# [Written exercise]
Retype the data exactly, from its first line to the line containing "import numpy as np", including both, and skip any picture.

# [Collected material]
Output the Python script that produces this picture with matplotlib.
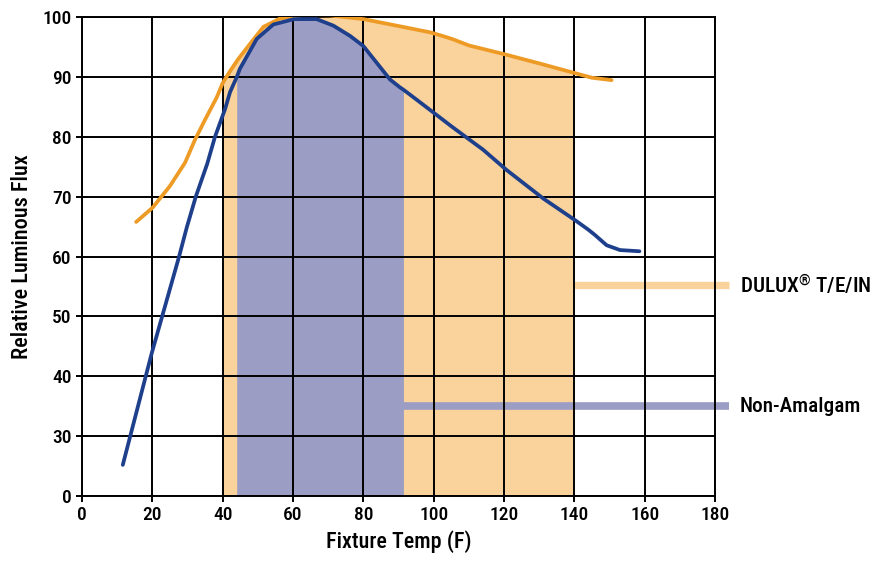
import matplotlib
matplotlib.use("Agg")
import matplotlib.pyplot as plt
from matplotlib import font_manager as fm
import numpy as np

_avail = set(f.name for f in fm.fontManager.ttflist)
_prefs = ['Roboto Condensed', 'Archivo Narrow', 'PT Sans Narrow', 'Liberation Sans Narrow',
          'Arial Narrow', 'Open Sans Condensed', 'Encode Sans Condensed', 'Fira Sans Condensed']
_font = next((f for f in _prefs if f in _avail), 'DejaVu Sans')
plt.rcParams['font.family'] = [_font, 'DejaVu Sans']
plt.rcParams['font.weight'] = 500
plt.rcParams['axes.labelweight'] = 500
plt.rcParams['mathtext.default'] = 'regular'

# ---- data ----
dulux_temp = [15.4, 20.1, 25.0, 29.3, 32.1, 35.0, 38.3, 40.0, 42.1, 44.4, 47.3, 51.6, 56.3, 62.9,
              70.5, 80.0, 89.5, 98.9, 103.0, 105.6, 110.0, 120.3, 130.0, 140.0, 145.0, 150.6]
dulux_flux = [65.8, 68.2, 71.8, 75.7, 79.5, 82.9, 86.6, 89.0, 91.0, 93.0, 95.2, 98.4, 99.8, 100.4,
              100.3, 99.7, 98.6, 97.5, 96.8, 96.3, 95.3, 93.8, 92.3, 90.7, 89.9, 89.5]

amalg_temp = [11.6, 19.8, 27.6, 29.8, 32.4, 35.6, 37.8, 40.7, 42.1, 44.0, 44.9, 47.3, 49.7, 54.4,
              60.3, 66.7, 71.5, 76.2, 80.0, 83.8, 87.6, 90.4, 91.4, 95.0, 99.9, 105.0, 110.3,
              114.0, 120.7, 131.2, 140.2, 144.0, 145.9, 149.2, 153.0, 158.5]
amalg_flux = [25.2, 43.8, 60.0, 64.9, 70.1, 75.5, 80.0, 84.7, 87.5, 90.0, 91.4, 93.9, 96.4, 98.8,
              99.7, 99.7, 98.6, 96.9, 95.2, 92.4, 89.6, 88.3, 87.9, 86.3, 84.1, 81.8, 79.5,
              77.9, 74.5, 69.7, 66.1, 64.5, 63.6, 61.9, 61.1, 60.9]

dulux_range = [40, 140]
amalg_range = [44, 91.4]

legend_names = ['DULUX$^{®}$ T/E/IN', 'Non-Amalgam']
legend_levels = [55.3, 35.0]

x_ticks = [0, 20, 40, 60, 80, 100, 120, 140, 160, 180]
y_ticks = [20, 30, 40, 50, 60, 70, 80, 90, 100]
y_tick_labels = ['0', '30', '40', '50', '60', '70', '80', '90', '100']

orange_line = '#EE9B25'
orange_fill = '#F9D29C'
blue_line = '#1E3F8C'
purple_fill = '#9B9DC5'

fig = plt.figure(figsize=(8.87, 5.62), dpi=100)
ax = fig.add_axes([82/887, 1-496/562, (715-82)/887, (496-17.3)/562])

ax.set_xlim(0, 180)
ax.set_ylim(20, 100)
ax.set_xticks(x_ticks)
ax.set_yticks(y_ticks)
ax.set_yticklabels(y_tick_labels)

dt = np.array(dulux_temp); df = np.array(dulux_flux)
at = np.array(amalg_temp); af = np.array(amalg_flux)

m = (dt >= dulux_range[0]) & (dt <= dulux_range[1])
ax.fill_between(dt[m], 20, df[m], color=orange_fill, lw=0, zorder=1)
m2 = (at >= amalg_range[0]) & (at <= amalg_range[1])
ax.fill_between(at[m2], 20, af[m2], color=purple_fill, lw=0, zorder=1.5)

# legend bars
ax.plot([dulux_range[1], 184], [legend_levels[0]]*2, color=orange_fill, lw=5.3,
        solid_capstyle='butt', clip_on=False, zorder=1.6)
ax.plot([amalg_range[1], 184], [legend_levels[1]]*2, color=purple_fill, lw=5.5,
        solid_capstyle='butt', clip_on=False, zorder=1.6)
for name, lev in zip(legend_names, legend_levels):
    ax.text(187, lev, name, fontsize=15.3, va='center', ha='left', clip_on=False)

ax.grid(True, color='black', lw=1.4, zorder=2)
ax.set_axisbelow(False)
for sp in ax.spines.values():
    sp.set_linewidth(1.4)
    sp.set_zorder(2.5)

ax.plot(dt, df, color=orange_line, lw=2.7, solid_capstyle='round', solid_joinstyle='round', zorder=3)
ax.plot(at, af, color=blue_line, lw=2.7, solid_capstyle='round', solid_joinstyle='round', zorder=3.1)

ax.tick_params(direction='inout', length=8, width=1.4, labelsize=14)
ax.set_xlabel('Fixture Temp (F)', fontsize=15.8, labelpad=4)
ax.set_ylabel('Relative Luminous Flux', fontsize=16, labelpad=7)

fig.savefig('out.png', dpi=100)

# [Exercise solution]
Output the Python script that produces this picture with matplotlib.
import matplotlib
matplotlib.use("Agg")
import matplotlib.pyplot as plt
from matplotlib import font_manager as fm
import numpy as np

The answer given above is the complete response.